* [Excerpted data]:
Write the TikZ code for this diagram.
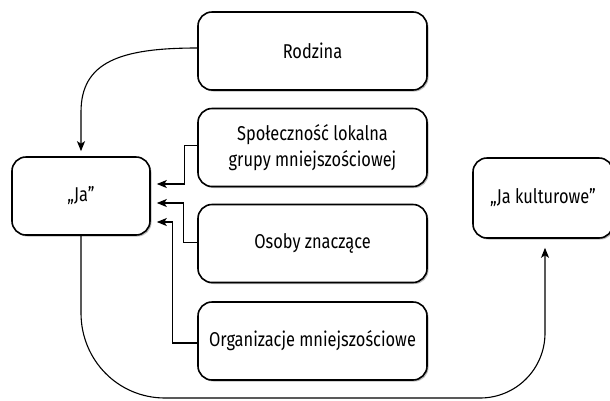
\documentclass[tikz,border=0pt]{standalone}
\usepackage{fontspec}
\setmainfont{Fira Sans}[FakeStretch=0.82]
\usetikzlibrary{arrows.meta,shadows}

\begin{document}
\begin{tikzpicture}[x=1pt,y=-1pt,>={Stealth[length=10pt,width=8pt,inset=2.5pt]},
  box/.style={draw,line width=1.6pt,rounded corners=14pt,fill=white,
    drop shadow={shadow xshift=1.5pt,shadow yshift=-1.5pt,opacity=0.45,fill=black!60},
    align=center,inner sep=0pt,minimum height=78pt,
    font=\fontsize{20}{26}\selectfont},
  link/.style={->,line width=1.1pt,shorten >=6pt}]
  \useasboundingbox (0,0) rectangle (610,400);
  % influence boxes, middle column
  \node[box,minimum width=229pt] (rodzina) at (312.5,51) {Rodzina};
  \node[box,minimum width=229pt] (spolecznosc) at (312.5,147.5)
    {Społeczność lokalna\\grupy mniejszościowej};
  \node[box,minimum width=229pt] (osoby) at (312.5,243.5) {Osoby znaczące};
  \node[box,minimum width=229pt] (organizacje) at (312.5,341)
    {Organizacje mniejszościowe};
  % the self and the cultural self
  \node[box,minimum width=138pt] (ja) at (81,196) {„Ja”};
  \node[box,minimum width=140pt,minimum height=80pt] (jakult) at (543,198)
    {„Ja kulturowe”};
  % family: curved arrow onto the top of the self
  \draw[link,shorten >=5pt] ([yshift=3pt]rodzina.west)
    .. controls (120,48) and (81,62) .. (81,112) -- (ja.north);
  % elbow arrows into the right side of the self
  \draw[link] ([yshift=2pt]spolecznosc.west) -- ++(-13,0) |- ([yshift=12pt]ja.east);
  \draw[link] ([yshift=1pt]osoby.west) -- ++(-14,0) |- ([yshift=-7pt]ja.east);
  \draw[link] ([yshift=-2pt]organizacje.west) -- ++(-25,0) |- ([yshift=-26pt]ja.east);
  % long U-shaped arrow from the self to the cultural self
  \draw[link,shorten >=9pt] (ja.south) -- (81,313)
    .. controls (81,360) and (118,398) .. (165,398) -- (480,398)
    .. controls (516,398) and (545,369) .. (545,333) -- ([xshift=2pt]jakult.south);
\end{tikzpicture}
\end{document}
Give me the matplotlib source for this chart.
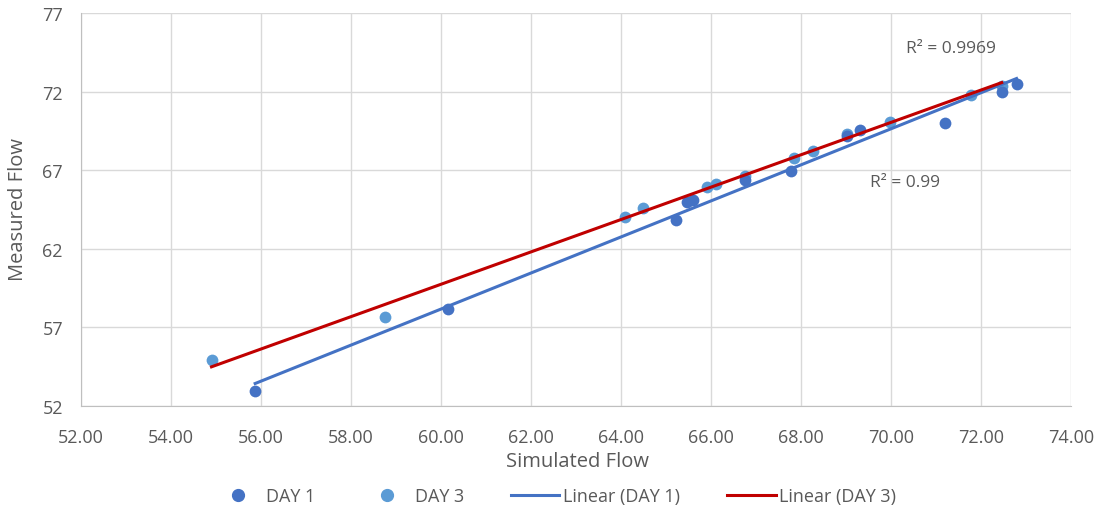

* [Problem description]:
Say the number of lines in the listing that hold "this", with no added words.

* [Answer in full]:
2